By Thomas Leupp
After making a sparkling debut in 2004 with his first feature film, the slacker comedy
Napoleon Dynamite, offbeat writer-director
Jared Hess seemed poised for a fruitful career as an earnest, more accessible alternative to hipster auteur
Wes Anderson. But he stumbled a bit with his sophomore effort, the uneven Mexican wrestling flick
Nacho Libre, despite
Jack Black’s desperate mugging for laughs. And he falls apart completely with his latest comedy, the crude, maddeningly insipid
Gentlemen Broncos.
It’s a shame, too, because
Gentlemen Broncos held so much potential. Its trailers promised a lively battle of wits between a pompous sci-fi author, played by
Flight of the Conchords’
Jemaine Clement, and the teenage protege (
Michael Angarano) from whom he plagiarized his latest bestselling novel. It could have been Hess’s
Rushmore.
But what the trailers don’t tell you is that Clement plays merely a supporting role in
Gentlemen Broncos, and that his character, Dr. Ronald Chevalier, virtually disappears after the film’s splendid setup. Clement is by far the best part of the film, and when he isn’t on the screen, the story devolves into an increasingly irksome blend of manufactured quirk and lame sight gags.

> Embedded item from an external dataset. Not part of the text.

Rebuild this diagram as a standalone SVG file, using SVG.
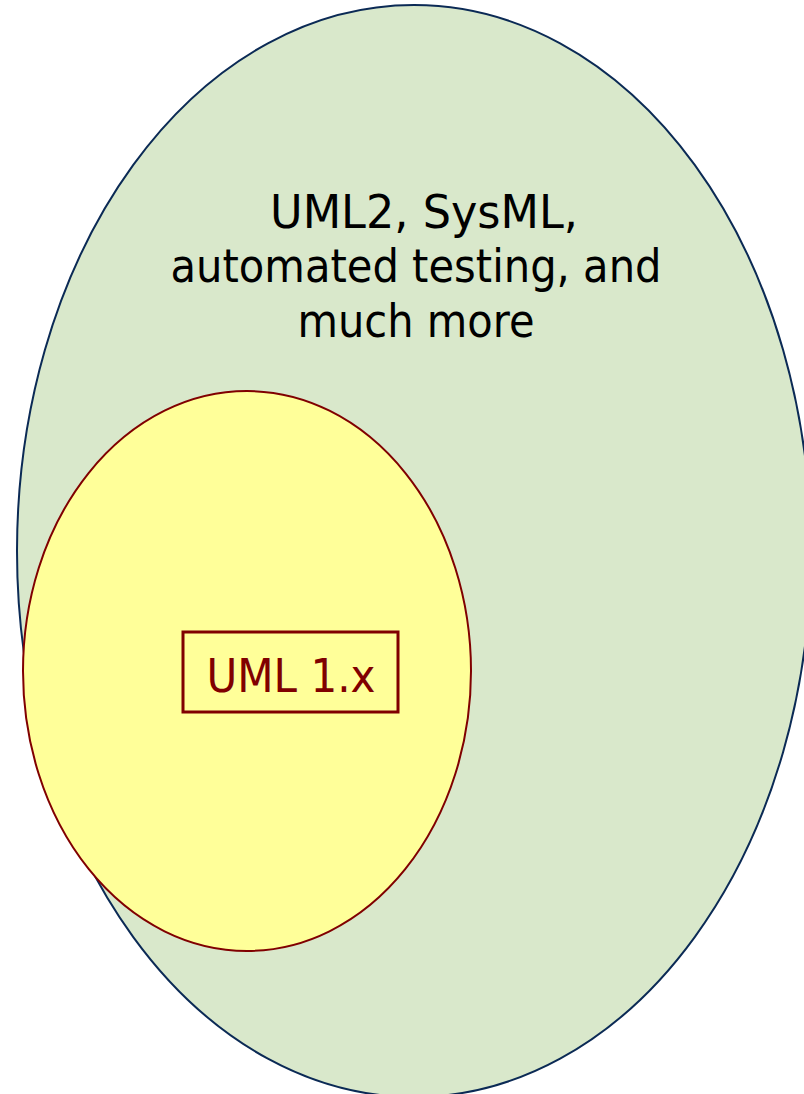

Hess’s sense of humor has regressed to sub-adolescent levels with
Gentlemen Broncos. Defecating snakes, breast-puncturing blowdarts and jars of human testicles are just a few of the lowbrow delights that await the brave soul who attempts to make it through a viewing. When Clement returns at the end of the film and mounts a quixotic attempt to rescue it from the mire, his heroic effort is sadly for naught: The disastrous fate of
Gentleman Broncos was sealed long before.